#### WHAT THE EXERCISE ASKS:
Only the number is needed: how many lines contain the word "chart"?

#### DATA LINES:
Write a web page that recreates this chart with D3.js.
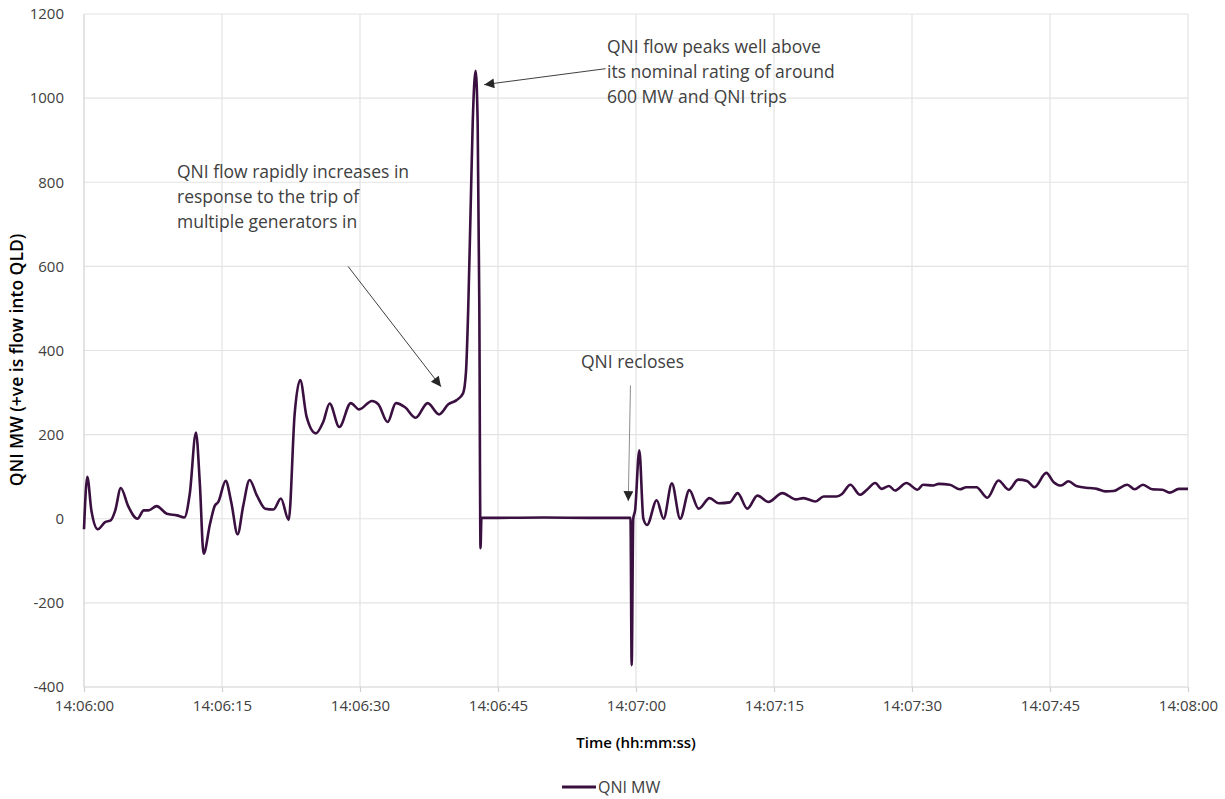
<!DOCTYPE html>
<html>
<head>
<meta charset="utf-8">
<script src="https://cdn.jsdelivr.net/npm/d3@7"></script>
<style>
  html, body { margin: 0; padding: 0; background: #ffffff; }
  svg { display: block; font-family: "Open Sans", "Noto Sans", sans-serif; }
</style>
</head>
<body>
<svg id="chart" width="1225" height="799"></svg>
<script>
// ---- data (seconds after 14:06:00, MW) ----
const seconds = [
  0, 0.36, 0.8, 1.5, 2.3, 2.9, 3.4, 4.0, 4.8, 5.8, 6.5, 7.0, 7.9, 9.0, 10.1, 10.9,
  11.5, 12.17, 12.6, 13.0, 13.7, 14.2, 14.6, 15.4, 16.0, 16.7, 17.3, 18.0, 18.8, 19.7,
  20.6, 21.4, 22.25, 22.9, 23.5, 24.2, 25.2, 26.0, 26.7, 27.75, 29.0, 29.9, 31.3, 32.0,
  33.0, 33.9, 34.9, 36.05, 37.35, 38.6, 39.6, 40.5, 41.2, 41.52, 41.77, 42.03, 42.25,
  42.57, 42.79, 42.97, 43.1, 43.2, 45, 50, 55, 59.4, 59.53, 59.7, 59.9, 60.36, 60.8,
  61.2, 62.25, 63.0, 63.9, 64.8, 65.8, 66.8, 68.0, 69.0, 70.2, 71.05, 72.1, 73.2, 74.4,
  75.9, 77.4, 78.2, 79.5, 80.4, 81.8, 82.4, 83.3, 84.35, 85.1, 86.0, 86.7, 87.5, 88.15,
  89.4, 90.6, 91.2, 92.3, 92.9, 94.1, 95.2, 95.9, 97.0, 98.2, 99.4, 100.5, 101.55, 102.5,
  103.3, 104.6, 105.4, 106.2, 107.0, 107.95, 109.3, 110.1, 111.0, 111.9, 113.4, 114.2,
  115.1, 116.1, 117.2, 118.0, 119.0, 120
];
const qniMW = [
  -25, 100, 20, -25, -8, -4, 20, 73, 30, 0, 20, 20, 30, 12, 8, 3,
  60, 205, 80, -83, -12, 30, 40, 90, 40, -37, 30, 92, 55, 24,
  22, 48, -3, 250, 330, 242, 203, 230, 274, 218, 275, 260, 280, 272,
  230, 275, 265, 240, 275, 248, 272, 282, 298, 349, 505, 741, 940,
  1065, 940, 505, -70, 2, 2, 3, 2, 2, -348, 0, 20, 163, 0,
  -15, 44, 0, 84, 0, 68, 24, 49, 37, 39, 61, 24, 55, 40,
  61, 46, 49, 41, 53, 53, 59, 81, 57, 69, 85, 71, 78, 67,
  85, 69, 81, 79, 83, 81, 70, 75, 75, 50, 91, 69, 93, 90,
  75, 109, 87, 79, 89, 77, 73, 71, 65, 66, 81, 70,
  81, 70, 69, 62, 71, 71
];
const yTicks = [-400, -200, 0, 200, 400, 600, 800, 1000, 1200];
const xTickSeconds = [0, 15, 30, 45, 60, 75, 90, 105, 120];
const xTickLabels = ["14:06:00", "14:06:15", "14:06:30", "14:06:45", "14:07:00", "14:07:15", "14:07:30", "14:07:45", "14:08:00"];
const seriesName = "QNI MW";
const yTitle = "QNI MW (+ve is flow into QLD)";
const xTitle = "Time (hh:mm:ss)";
const annotations = [
  { lines: ["QNI flow peaks well above", "its nominal rating of around", "600 MW and QNI trips"], fromT: 56.7, fromV: 1070, toT: 43.5, toV: 1032, grey: false },
  { lines: ["QNI flow rapidly increases in", "response to the trip of", "multiple generators in"], fromT: 28.7, fromV: 600, toT: 38.8, toV: 314, grey: false },
  { lines: ["QNI recloses"], fromT: 59.4, fromV: 317, toT: 59.16, toV: 42, grey: true }
];

// ---- layout ----
const svg = d3.select("#chart");
const mLeft = 84, mRight = 1188, mTop = 14, mBottom = 687;
const base = new Date(2000, 0, 1, 14, 6, 0);
const toDate = s => new Date(base.getTime() + s * 1000);

const x = d3.scaleTime().domain([toDate(0), toDate(120)]).range([mLeft, mRight]);
const y = d3.scaleLinear().domain([-400, 1200]).range([mBottom, mTop]);

// gridlines
svg.append("g").selectAll("line").data(yTicks).join("line")
  .attr("x1", mLeft).attr("x2", mRight)
  .attr("y1", d => y(d)).attr("y2", d => y(d))
  .attr("stroke", d => d === -400 ? "#d0d0d0" : "#e3e3e3").attr("stroke-width", 1.2);
svg.append("g").selectAll("line").data(xTickSeconds).join("line")
  .attr("x1", d => x(toDate(d))).attr("x2", d => x(toDate(d)))
  .attr("y1", mTop).attr("y2", mBottom)
  .attr("stroke", d => d === 0 ? "#d0d0d0" : "#e3e3e3").attr("stroke-width", 1.2);

// x axis
const xAxis = d3.axisBottom(x)
  .tickValues(xTickSeconds.map(toDate))
  .tickFormat((d, i) => xTickLabels[i])
  .tickSize(5).tickPadding(8);
const gx = svg.append("g").attr("transform", `translate(0,${mBottom})`).call(xAxis);
gx.select(".domain").remove();
gx.selectAll(".tick line").attr("stroke", "#d0d0d0").attr("stroke-width", 1.2);
gx.selectAll(".tick text").attr("fill", "#404040").style("font-size", "15px")
  .style("font-family", "'Open Sans', sans-serif");

// y axis
const yAxis = d3.axisLeft(y).tickValues(yTicks).tickFormat(d => String(d)).tickSize(0).tickPadding(20);
const gy = svg.append("g").attr("transform", `translate(${mLeft},0)`).call(yAxis);
gy.select(".domain").remove();
gy.selectAll(".tick text").attr("fill", "#404040").style("font-size", "15px")
  .style("font-family", "'Open Sans', sans-serif");

// axis titles
svg.append("text").attr("x", (mLeft + mRight) / 2).attr("y", 748)
  .attr("text-anchor", "middle").attr("fill", "#000").style("font-size", "15px")
  .style("font-weight", "600").text(xTitle);
svg.append("text").attr("transform", `translate(23,360) rotate(-90)`)
  .attr("text-anchor", "middle").attr("fill", "#000").style("font-size", "17.5px")
  .style("font-weight", "600").text(yTitle);

// series line
const data = seconds.map((s, i) => ({ t: toDate(s), v: qniMW[i] }));
const line = d3.line().x(d => x(d.t)).y(d => y(d.v)).curve(d3.curveMonotoneX);
svg.append("path").datum(data).attr("d", line)
  .attr("fill", "none").attr("stroke", "#3a1040").attr("stroke-width", 2.6)
  .attr("stroke-linejoin", "round");

// annotations
const defs = svg.append("defs");
defs.append("marker").attr("id", "arrow").attr("viewBox", "0 0 10 10")
  .attr("refX", 10).attr("refY", 5).attr("markerWidth", 14).attr("markerHeight", 10)
  .attr("markerUnits", "userSpaceOnUse").attr("orient", "auto")
  .append("path").attr("d", "M0,0 L10,5 L0,10 z").attr("fill", "#262626");

const textPos = [
  { x: 607, y: 53 },
  { x: 177, y: 178 },
  { x: 632.5, y: 368, anchor: "middle" }
];
annotations.forEach((a, i) => {
  const p = textPos[i];
  const t = svg.append("text").attr("fill", "#404040").style("font-size", "17.5px")
    .attr("text-anchor", p.anchor || "start");
  a.lines.forEach((ln, j) => {
    t.append("tspan").attr("x", p.x).attr("y", p.y + j * 25).text(ln);
  });
  svg.append("line")
    .attr("x1", x(toDate(a.fromT))).attr("y1", y(a.fromV))
    .attr("x2", x(toDate(a.toT))).attr("y2", y(a.toV))
    .attr("stroke", a.grey ? "#8c8c8c" : "#404040").attr("stroke-width", 1)
    .attr("marker-end", "url(#arrow)");
});

// legend
const lg = svg.append("g").attr("transform", "translate(562,787)");
lg.append("line").attr("x1", 0).attr("x2", 34).attr("y1", 0).attr("y2", 0)
  .attr("stroke", "#3a1040").attr("stroke-width", 3);
lg.append("text").attr("x", 36).attr("y", 6).attr("fill", "#404040")
  .style("font-size", "16px").text(seriesName);
</script>
</body>
</html>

#### RESPONSE FOR THIS EXERCISE:
3